Konuşma anında olan herhangi bir konuda tahmin yürütüyorsak ve bu konuda eminsek “modal” olarak yine “must” kullanılır. Ayrıca, süreklilik ifadesini katmak için “must” tan sonra “to” suz bir şekilde progressive infinitive “be ving” kullanılır.

· There is a lot of food leftover. They must be expecting more people.
  (Çok fazla yemek artıkları var. Daha fazla insan bekliyor olmalılar.)
· There is a lorry in front of john's house. They must be moving house at the moment.
· He must be living in the same neighbourhood, for I almost see him everyday.
· We must be approaching the city now. Look the surrounding looks more and more urbanised.

Can't

“can’t” olumsuz anlamda güçlü olasılıkları ifade eder. Genel anlamda bir tahmin yürütülüyorsa ve söz konusu olayın olamayacağından emin isek “can't” kullanılır. “present” anlam katmak için ise “to” suz “present infinitive”, yani fiil yalın kullanılır. A merican ingilizcesinde “must not” ayni anlamda kullanılır.

· He has just moved here. He can’t know many people in this city.
  (Buraya yeni taşındı. Bu şehirdeki pek çok insanı tanıyamaz.)
· He even doesn’t know what a goal post is. He can’t be a footballer.
· He even doesn’t know what a goal post is. He must not be a footballer.(AMEng)

Cant’t + Be + Ving

Konuşma anındaki bir eylem hakkında tahmin yürütülüyor ise ve bu eylemin olamayacağından emin isek, “can't” kullanılır. Ayrıca, “progressive” anlam katmak içinde “to” suz “present continuous infinitive” be+Ving modal'dan sonra yer alır.

· Mike and Sam are good friends. They can't be having an argument at the moment.
  (Mike ve Sam iyi arkadaşlar. Şu anda tartışıyor olamazlar.)

Tahmin yürütülürken, “can” kipi sadece soru cümlelerinde kullanılabilir.

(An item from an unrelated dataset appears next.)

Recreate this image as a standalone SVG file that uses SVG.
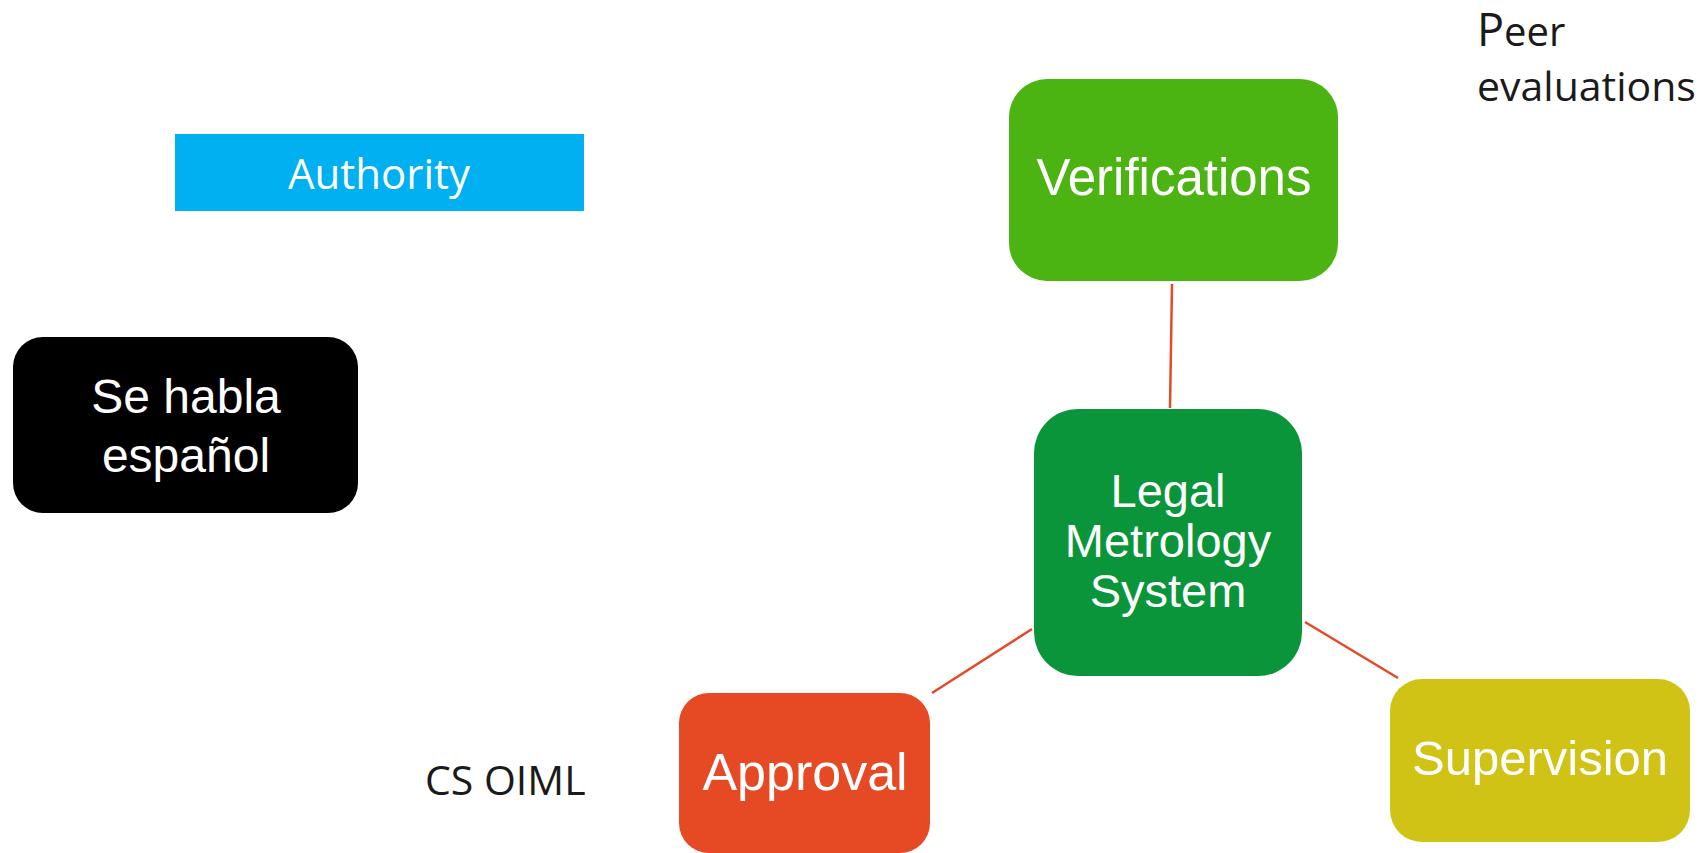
<svg xmlns="http://www.w3.org/2000/svg" width="1704" height="853" viewBox="0 0 1704 853">
<style>
.lbl{font-family:"Liberation Sans",Arial,sans-serif;fill:#fff;text-anchor:middle}
.os{font-family:"Open Sans","Noto Sans",sans-serif}
.con{stroke:#e54a26;stroke-width:2.5;fill:none}
</style>
<rect width="1704" height="853" fill="#fff"/>
<g id="connectors">
<line class="con" x1="1172" y1="284" x2="1170" y2="408"/>
<line class="con" x1="1032" y1="629" x2="932" y2="693"/>
<line class="con" x1="1305" y1="622" x2="1398" y2="678"/>
</g>
<g id="authority">
<rect x="175" y="134" width="409" height="77" fill="#00b0f0"/>
<text class="os" x="379" y="189" font-size="42" fill="#fff" text-anchor="middle">Authority</text>
</g>
<g id="se-habla">
<rect x="13" y="337" width="345" height="176" rx="30" fill="#000"/>
<text class="lbl" x="186" y="413" font-size="48">Se habla</text>
<text class="lbl" x="186" y="472" font-size="48">español</text>
</g>
<g id="verifications">
<rect x="1009" y="79" width="329" height="202" rx="38" fill="#4cb412"/>
<text class="lbl" x="1174" y="195" font-size="51">Verifications</text>
</g>
<g id="peer">
<text class="os" x="1477" y="46" font-size="40" fill="#1a1a1a"><tspan font-size="45">P</tspan>eer</text>
<text class="os" x="1477" y="101" font-size="41" fill="#1a1a1a">evaluations</text>
</g>
<g id="legal-metrology">
<rect x="1034" y="409" width="268" height="267" rx="44" fill="#0a953a"/>
<text class="lbl" x="1168" y="507" font-size="47">Legal</text>
<text class="lbl" x="1168" y="557" font-size="47">Metrology</text>
<text class="lbl" x="1168" y="607" font-size="47">System</text>
</g>
<g id="approval">
<rect x="679" y="693" width="251" height="160" rx="30" fill="#e54a25"/>
<text class="lbl" x="805" y="790" font-size="52">Approval</text>
</g>
<g id="supervision">
<rect x="1390" y="679" width="300" height="163" rx="32" fill="#d1c315"/>
<text class="lbl" x="1540" y="775" font-size="49">Supervision</text>
</g>
<g id="cs-oiml">
<text class="os" x="425" y="795" font-size="41" fill="#1a1a1a">CS OIML</text>
</g>
</svg>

· Who can that be at the door?
   (Kapıda kim olabilir?)

Should / Ought to

“Should” ve “ought to” “present” ya da “future” anlamda güçlü olasılığı ifade etmek için kullanılır. Bu durumda tahmin yürütürken daha önceden bir önbilgimizin var olduğu varsayılır.

· That should be Sally coming upstairs. It sounds her way of walking.
  (Yukarı çıkan Sally olmalı. Bu onun yürüme tarzı gibi.)
· It is the end of season and there are plenty of hotels in the town. It shouldn't be difficult to find somewhere to stay.

May / Might / Can / Could

“Present” anlamda bir tahmin yürütülüyorsa ve tahminden çok emin değilsek, ama olasılık dahilinde ise, kullanılan modallar “may / might / can / could” dur. Present anlam katmak içinde “present ınfinitive” in “to” suz yalın şekli kullanılır.

· I feel terrible. Something we ate at the resturant may / might / can / could make me sick
· I am not pretty certain but Peter may / might / can / could know Mary.

May / Might / Can / Could + Be + Ving

Konuşma anında olan bir eylem hakkında tahmin yürütülüyorsa ve yine tahminimizden çok emin değilsek ama olasılık dahilinde ise kullanılan modallar “may / mıght / can / could” dur. Present continuous anlam katmak için de "present progressive ınfinitive"in "to" süz şekli yani "be + Ving" kipten sonra kullanılır.

· I am not sure, but Sally may / might / can / could be sitting in the garden at this moment.